Official of the European Commission, Joint Research Centre (JRC), Institute for the Protection and Security of the Citizen (IPSC) since 1986
Areas of expertise: systems engineering, safety & security, remote handling & intervention, emergency management, pollution prevention & containment in the maritime, energy, transport and nuclear fields.
Prior employment: research assistant, associate and lecturer at the mechanical engineering dept. of the university of Patras, Greece; guest research associate at the mechanical engineering dept., university of Newcastle upon Tyne, England; associate professor at the technological education institute of Patras, Greece; 301 base military industry of the Hellenic army; mixed quality control group by the Hellenic Arms industry, Hellenic Defence ministry, Aeghion, Grece; technical services of PIRELLI, Patras, Greece.
Author or co-author of more than 140 scientific publications; inventor in 4 patents
Several successful cooperative projects, like ROTIS, ROTIS 2, LOCCATEC, DIFIS and ASPIS
Several successful projects in support of the Commission policies, like: AIPS, TAPS and TAPS 2 (policies on shipbuilding and port/maritime security)

Presentation Title: Hydrocarbons in Eastern Mediterranean: risk and opportunities


The Mediterranean Sea is a vital maritime supply route, particularly in what concerns Europe’s energy supply. The recent exploratory offshore drillings, first signs of wider oil & gas exploitation plans in east Mediterranean, combined with the expected increased dependence on seaborne trade will increase risks and environmental pressure in an area already stressed, environmentally and socially. In this context, a sustainable use of the Mediterranean will require new tools and methods for managing the new resources, their transport and distribution and the associated risks.

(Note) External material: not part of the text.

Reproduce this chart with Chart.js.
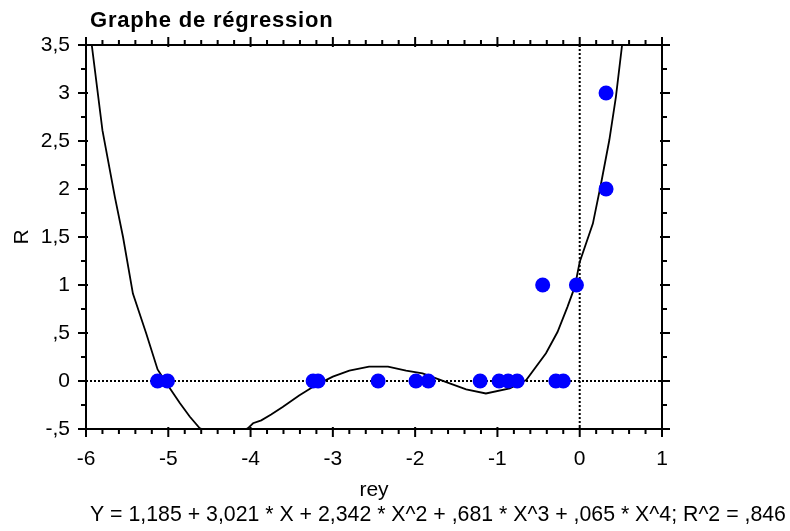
<!DOCTYPE html>
<html>
<head>
<meta charset="utf-8">
<script src="https://cdn.jsdelivr.net/npm/chart.js@4.4.0/dist/chart.umd.min.js"></script>
<style>
  html, body { margin: 0; padding: 0; background: #fff; }
</style>
</head>
<body>
<canvas id="regChart" width="790" height="531"></canvas>
<script>
// observed points (rey, R)
const pointX = [-5.13, -5.01, -3.24, -3.18, -2.45, -1.99, -1.84, -1.21, -0.98, -0.87, -0.76, -0.45, -0.29, -0.2, -0.04, 0.32, 0.32];
const pointY = [0, 0, 0, 0, 0, 0, 0, 0, 0, 0, 0, 1, 0, 0, 1, 3, 2];

// regression curve
const curveX = [-5.93, -5.8, -5.65, -5.55, -5.43, -5.27, -5.13, -5.01, -4.86, -4.74, -4.62, -4.3, -4.03, -3.97, -3.87, -3.75, -3.61, -3.41, -3.2, -3.0, -2.8, -2.56, -2.33, -2.11, -1.91, -1.745, -1.58, -1.38, -1.14, -0.85, -0.65, -0.41, -0.27, -0.15, -0.06, 0.0, 0.16, 0.26, 0.36, 0.44, 0.515];
const curveY = [3.5, 2.61, 1.92, 1.5, 0.91, 0.5, 0.12, -0.04, -0.23, -0.37, -0.49, -0.62, -0.49, -0.44, -0.41, -0.35, -0.27, -0.15, -0.04, 0.045, 0.107, 0.15, 0.15, 0.107, 0.08, 0.028, -0.024, -0.087, -0.13, -0.076, 0.01, 0.29, 0.51, 0.77, 0.98, 1.24, 1.64, 2.06, 2.51, 2.96, 3.5];

const xMin = -6, xMax = 1, xMinor = 0.2;
const yMin = -0.5, yMax = 3.5, yMinor = 0.25;

const chartTitle = "Graphe de régression";
const xTitle = "rey";
const yTitle = "R";
const equationText = "Y = 1,185 + 3,021 * X + 2,342 * X^2 + ,681 * X^3 + ,065 * X^4; R^2 = ,846";

const FONT = "'Liberation Sans', Arial, sans-serif";
const FS = 21;

// 0.5 -> ",5", -0.5 -> "-,5", 3.5 -> "3,5"
function fmtNum(v) {
  let s = String(Math.round(v * 100) / 100);
  s = s.replace(/^(-?)0\./, "$1.");
  return s.replace(".", ",");
}

// zero reference lines (dotted)
const zeroLines = {
  id: "zeroLines",
  beforeDatasetsDraw(chart) {
    const ctx = chart.ctx;
    const { left, right, top, bottom } = chart.chartArea;
    const x0 = chart.scales.x.getPixelForValue(0);
    const y0 = chart.scales.y.getPixelForValue(0);
    ctx.save();
    ctx.strokeStyle = "#000";
    ctx.lineWidth = 2;
    ctx.setLineDash([2, 2]);
    ctx.beginPath();
    ctx.moveTo(left, y0);
    ctx.lineTo(right, y0);
    ctx.moveTo(x0, top);
    ctx.lineTo(x0, bottom);
    ctx.stroke();
    ctx.restore();
  },
};

// box around plot + major/minor ticks on all four sides, title and equation text
const frameTicks = {
  id: "frameTicks",
  afterDatasetsDraw(chart) {
    const ctx = chart.ctx;
    const xs = chart.scales.x;
    const ys = chart.scales.y;
    const { left, right, top, bottom } = chart.chartArea;
    ctx.save();
    ctx.strokeStyle = "#000";
    ctx.lineWidth = 2;
    ctx.strokeRect(left, top, right - left, bottom - top);

    ctx.beginPath();
    const nx = Math.round((xMax - xMin) / xMinor);
    for (let i = 0; i <= nx; i++) {
      const px = xs.getPixelForValue(xMin + i * xMinor);
      const len = i % 5 === 0 ? 8 : 5;
      const inner = i % 5 === 0 ? 2 : 0;
      ctx.moveTo(px, bottom - inner);
      ctx.lineTo(px, bottom + len);
      ctx.moveTo(px, top + inner);
      ctx.lineTo(px, top - len);
    }
    const ny = Math.round((yMax - yMin) / yMinor);
    for (let i = 0; i <= ny; i++) {
      const py = ys.getPixelForValue(yMin + i * yMinor);
      const len = i % 2 === 0 ? 8 : 5;
      const inner = i % 2 === 0 ? 2 : 0;
      ctx.moveTo(left + inner, py);
      ctx.lineTo(left - len, py);
      ctx.moveTo(right - inner, py);
      ctx.lineTo(right + len, py);
    }
    ctx.stroke();
    ctx.restore();
  },
  afterDraw(chart) {
    const ctx = chart.ctx;
    ctx.save();
    ctx.fillStyle = "#000";
    ctx.textBaseline = "middle";
    ctx.textAlign = "left";
    ctx.font = "bold 22px " + FONT;
    ctx.letterSpacing = "0.8px";
    ctx.fillText(chartTitle, 90, 21);
    ctx.letterSpacing = "0px";
    ctx.font = "21.3px " + FONT;
    ctx.fillText(equationText, 90, 515);
    ctx.restore();
  },
};

const ctx = document.getElementById("regChart").getContext("2d");
new Chart(ctx, {
  type: "scatter",
  data: {
    datasets: [
      {
        label: "R",
        data: pointX.map((x, i) => ({ x: x, y: pointY[i] })),
        pointRadius: 7.5,
        pointHoverRadius: 7.5,
        backgroundColor: "#0000ff",
        borderWidth: 0,
        order: 0,
      },
      {
        label: "fit",
        data: curveX.map((x, i) => ({ x: x, y: curveY[i] })),
        showLine: true,
        borderColor: "#000",
        borderWidth: 1.8,
        pointRadius: 0,
        pointHoverRadius: 0,
        tension: 0,
        fill: false,
        order: 1,
      },
    ],
  },
  options: {
    responsive: false,
    animation: false,
    devicePixelRatio: 1,
    layout: { padding: { left: 0, top: 45, right: 128, bottom: 0 } },
    plugins: {
      legend: { display: false },
      tooltip: { enabled: false },
      title: { display: false },
    },
    scales: {
      x: {
        type: "linear",
        min: xMin,
        max: xMax,
        grid: { display: false, drawTicks: false },
        border: { display: false },
        ticks: {
          stepSize: 1,
          autoSkip: false,
          maxRotation: 0,
          padding: 18,
          color: "#000",
          font: { family: FONT, size: FS },
          callback: (v) => String(v),
        },
        title: {
          display: true,
          text: xTitle,
          color: "#000",
          font: { family: FONT, size: FS },
          padding: { top: 0, bottom: 28 },
        },
        afterFit: (s) => { s.height = 102; },
      },
      y: {
        type: "linear",
        min: yMin,
        max: yMax,
        grid: { display: false, drawTicks: false },
        border: { display: false },
        ticks: {
          stepSize: 0.5,
          autoSkip: false,
          padding: 16,
          color: "#000",
          font: { family: FONT, size: FS },
          callback: (v) => fmtNum(v),
        },
        title: {
          display: true,
          text: yTitle,
          color: "#000",
          font: { family: FONT, size: FS },
          padding: { top: 10, bottom: 0 },
        },
        afterFit: (s) => { s.width = 86; },
      },
    },
  },
  plugins: [zeroLines, frameTicks],
});
</script>
</body>
</html>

The ever increasing use of natural gas will also have strong impact on maritime transport through the Mediterranean. LNG transport, despite the bottleneck of the LNG shore installation, will continue growing. Inevitably, small LNG and CNG carriers must be developed, preferably making use of standardized modular subsystems.
The present paper outlines future scenarios and elaborates on potential contributions for a sustainable exploitation and transport of oil & gas through the Mediterranean Sea.